|SuziQ & Gal Pals|
We also enjoyed a visit by Rick’s daughter (Suzi) and two of her good gal pals (Tammy & Madie); they had escaped the chilly environs in St. Louis and Chicago and were rewarded with perfect south Florida weather for their beachcombing, kayaking and related tourista activities.
|New Slip @ Legacy|
We also moved the boat to a new (and much more convenient) slip at Legacy Harbour – it’s a much shorter walk now, which is good with all the provisioning we’ve got going on. And, of course, we are concurrently knocking out our maintenance activities….so far this month these have been concluded or are underway:
· We relocated the ship’s flag pole from the transom up to the aft end of the boat deck; Old Glory looks better up high, plus it no longer whacks Michelle in the face when she’s working the lines & fenders in the cockpit.
· We replaced the two house batteries that went tango uniform on us during the Key West return sortie; those 8D AGMs weigh in @ 160 lbs each, so it’s no fun getting those removed / replaced; we’re hoping we’re done with battery games for a few years, my shoulder joints are complaining.
· We had much of the boat’s holding (black water) tank electrical hardware overhauled – new float assemblies, new level indicator panel, and new discharge pump switch; we finally just got tired of trying to troubleshoot & repair existing parts, and almost nothing will ruin a voyage quicker than black water malfunctions.
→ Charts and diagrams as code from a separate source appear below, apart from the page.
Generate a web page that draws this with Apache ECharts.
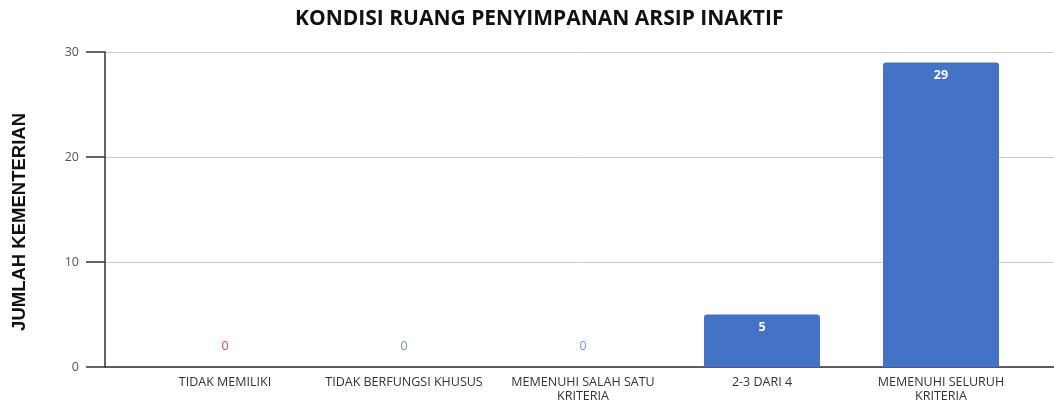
<!DOCTYPE html>
<html><head><meta charset="utf-8">
<script src="https://cdn.jsdelivr.net/npm/echarts@6/dist/echarts.min.js"></script>
<style>html,body{margin:0;padding:0;background:#fff}#c{width:1054px;height:403px}</style>
</head><body><div id="c"></div>
<script>
const title = 'KONDISI RUANG PENYIMPANAN ARSIP INAKTIF';
const yTitle = 'JUMLAH KEMENTERIAN';
const categories = ['TIDAK MEMILIKI', 'TIDAK BERFUNGSI KHUSUS', 'MEMENUHI SALAH SATU\nKRITERIA', '2-3 DARI 4', 'MEMENUHI SELURUH\nKRITERIA'];
const values = [0, 0, 0, 5, 29];
const labelColors = ['#e0463c', '#6f95d8', '#6f95d8', '#ffffff', '#ffffff'];
const yTicks = [0, 10, 20, 30];

const chart = echarts.init(document.getElementById('c'));
const barData = values.map((v, i) => ({
  value: v,
  label: v === 0
    ? { position: 'top', distance: 14, color: labelColors[i] }
    : { position: 'insideTop', distance: 6, color: labelColors[i], fontWeight: 'bold' }
}));
chart.setOption({
  animation: false,
  title: { text: title, left: 290, top: 4,
    textStyle: { fontFamily: 'Open Sans', fontWeight: 'bold', fontSize: 21, color: '#111' } },
  graphic: [{ type: 'text', x: 10, y: 113, rotation: Math.PI / 2, originX: 0, originY: 0,
    style: { text: yTitle, x: 0, y: 0, align: 'right', verticalAlign: 'top',
      fontFamily: 'Liberation Sans', fontWeight: 'bold', fontSize: 18.5, fill: '#111' } }],
  grid: [
    { left: 135.5, right: 23.5, top: 52, bottom: 36 },
    { left: 105, right: 0, top: 52, bottom: 36 }
  ],
  xAxis: [
    { type: 'category', gridIndex: 0, data: categories,
      axisLine: { show: false }, axisTick: { show: false },
      axisLabel: { interval: 0, color: '#333', fontFamily: 'Open Sans', fontSize: 12.5, lineHeight: 14, margin: 8 } },
    { type: 'category', gridIndex: 1, data: [''], axisTick: { show: false }, axisLabel: { show: false },
      axisLine: { lineStyle: { color: '#333', width: 1.5 } } }
  ],
  yAxis: [
    { type: 'value', gridIndex: 0, min: 0, max: 30, interval: 10, show: false, splitLine: { show: false } },
    { type: 'value', gridIndex: 1, min: yTicks[0], max: yTicks[yTicks.length - 1], interval: 10,
      axisLine: { show: true, lineStyle: { color: '#333', width: 1.5 } },
      axisTick: { show: true, inside: false, length: 19, lineStyle: { color: '#333', width: 1.5 } },
      axisLabel: { color: '#555', fontFamily: 'Open Sans', fontSize: 12.5, margin: 26 },
      splitLine: { lineStyle: { color: '#cccccc', width: 1 } } }
  ],
  series: [{
    type: 'bar', xAxisIndex: 0, yAxisIndex: 0, data: barData, barWidth: 116,
    itemStyle: { color: '#4472c4', borderRadius: [3, 3, 0, 0] },
    label: { show: true, fontFamily: 'Open Sans', fontSize: 12.5 }
  }]
});
</script></body></html>
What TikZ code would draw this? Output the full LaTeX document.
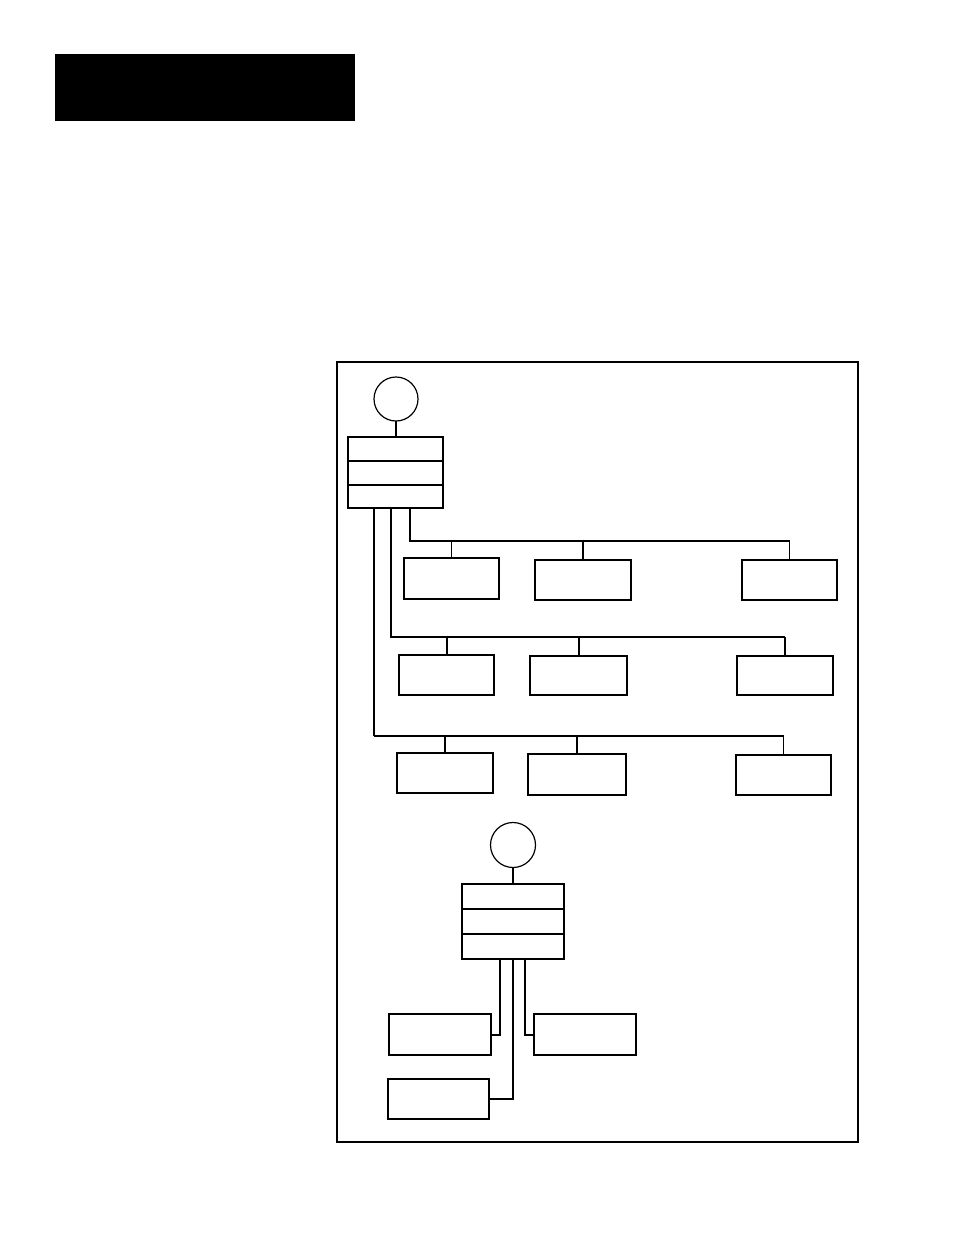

· We replaced the generator’s air filter, and changed its oil and oil filter…it was a few hours overdue by the time we returned from Key West, so it was good to get that taken care of before our next journey starts.
· After several DIY attempts at adjusting the wing engine’s stuffing box, we threw up our hands and hired a local diesel tech to come out & overhaul the box. Unfortunately there is a serious design flaw of the wing engine shaft on the N47 – basically you can’t get the box’s flange all the way off due to interference from the oil pan; we left it at its loosest possible position to see if we can generate any cooling flow on our next sortie, but a permanent fix is going to require a haul out.
· We hired out a complete exterior detailing – from bow to stern, and from fly bridge to the waterline - including a thorough soapy bath, light oxidation buffing & stain removal, metal polishing, hand waxing the gelcoat to the rub rail, and then Awlgrip polishing the painted hull. That’s in progress this week, so Ghost Rider will be looking spiffy in a few days, or as the old salts like to say, “Bristol”.
· We scheduled our trusty Yamaha mechanic (Tom Imrie @ Andalusia Mobile Marine) to perform a complete annual / 100 hour service on the dinghy’s 40HP outboard motor next week; we plan to anchor out a good bit this year and want a reliable tender, and we know Tom’s quality work from our Grady-White fishing days.
· Last but not least, we are in the process of configuring our new Wheelhouse Technologies Marine Maintenance System (SM). This software will provide us with a very customized framework with which we can schedule and track all of Ghost Rider’s maintenance tasks and recommended spare parts inventory covering virtually every system & component on the boat.
And based on the Wheelhouse “maintenance forecast” report for the next 3 weeks, we’ll remain very busy before we depart here in early May.